6 thoughts on “Top marks in Bavarian law exam/16 Punkte im Staatsexamen Jura

  1. Congrats to Sonja. But does that mean she and her 1983 predecessor are or will necessarily be good, efficient and PR-gifted lawyers able to deal effectively and compassionately with clients and office staff? Experience tells me prize-winning law exam candidates don’t always make the best, approachable lawyers.

    The mismatch between legal education and actual practice is a source of concern in a lot of countries. Oz and N.Z. have closed the gap with ‘hands-on’ time-limit watching, client-interviewing and correspondence exercises led by practitioners and judges.

    UK Solicitors, as sole practitioners, are required to keep proper and separate books of client & office funds account. Bar students in Eng. & Wales now have to take advocacy, negotiation & conference (interviewing in chambers)skills that are video-recorded using actors in set pieces as Solicitors & lay-clients. The performances – of students who may not have English as their native tongue – are then graded.

    Sonja is asked what she would change about the exam and mentions Tutorien. If she means tutorials, then this doesn’t sound like a root-&-branch overhaul or improvement on face-to-face PR skills.

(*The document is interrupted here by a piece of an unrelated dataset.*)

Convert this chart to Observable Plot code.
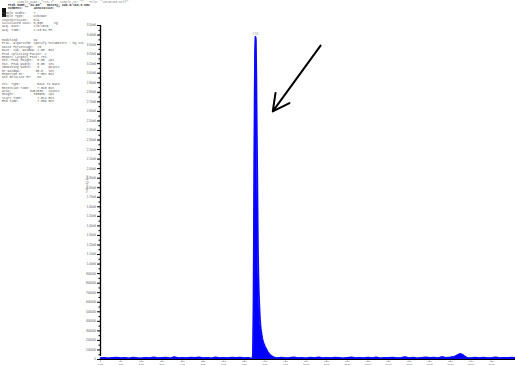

  2. I am bit confused. I read the article, but it does not seem to provide the answer to my question. The way I see it, she has not finished her “full” law degree yet, which means that her current title is not equivalent to an LLB or JD. Under the new system, she is now entitled to call herself Diplom-Juristin, and that’s great, but it’s not the equivalent of a full LLB degree yet (for an LLB or JD opens to the door to taking the bar exam and, upon passing of the bar exam, legal practice).

  3. Werner:
    It’s similar in this way:

    U.S.: (college) + law school > J.D.
    Normally: some periods of practical experience in vacations
    Then: optional bar review course > bar exam: attorney

    England and Wales: law at university > LL.B.
    Then: period as trainee, period studying for final exams (solicitor or barrister) > final exam:
    solicitor or barrister
    (This is simplified because you are a barrister before the end of traineeship and because you can become a lawyer with a non-law degree)

    Germany: law at university > 1st state exam: in some cases you can now call yourself Diplom-Jurist
    Then: period as trainee (Referendariat), final exams: Volljurist (Assessor, Befähigung zum Richteramt)

    As far as I understand Canada, law study usually follows a couple of years of general study, as in the USA, and thereafter the situation is usually similar to that in England and Wales.

    The academic stage looks like the LL.B. to me. There is a difference to the J.D. in that you’re not required to do the practical stage of training there.

    There are some differences in Scotland and Austria too.

  4. I agree that Sonja’s criticism is rather superficial. I suppose she has no reason to criticize the system! Tutorien is just like a plaster on a wound, I think.I know there is a lot of discussion about reform of law studies, but I don’t know much about it. There are books on how to write contracts appearing on the market now, which indicates a change! And actually, the literature available for the second state exam is often fairly practical, so I assume something is being done.

    About the best students not necessarily being the best lawyers – I agree, but I tend to think they won’t necessarily be the worst, i.e. some will be good lawyers. The worst thing seems to be that for many law jobs in Germany, *only* the marks/grades count, and they are particularly uninformative in law.

  5. I agree, Margaret, with your LLB academic-stage analogy and the Solicitor & Barrister vocational-stage training analysis.

    There are some countries, like Spain & Mex., where law graduates can jump straíght off into the deep end of practice without any vocational ‘conversion’ course (approx. zweites juristisches Staatsexamen) that is becoming prohibitively expensive in the UK – up to GBP 10,000 for a 9-month course. I hadn’t heard prohibitive COURSE cost was an issue in Germany.

    I also – maybe wrongly – assumed Sonja would be going into private practice. it occurred to me that many good law finalists in DE & AU go on to work at European or international supra-national institutions, in national government service or trade & industry.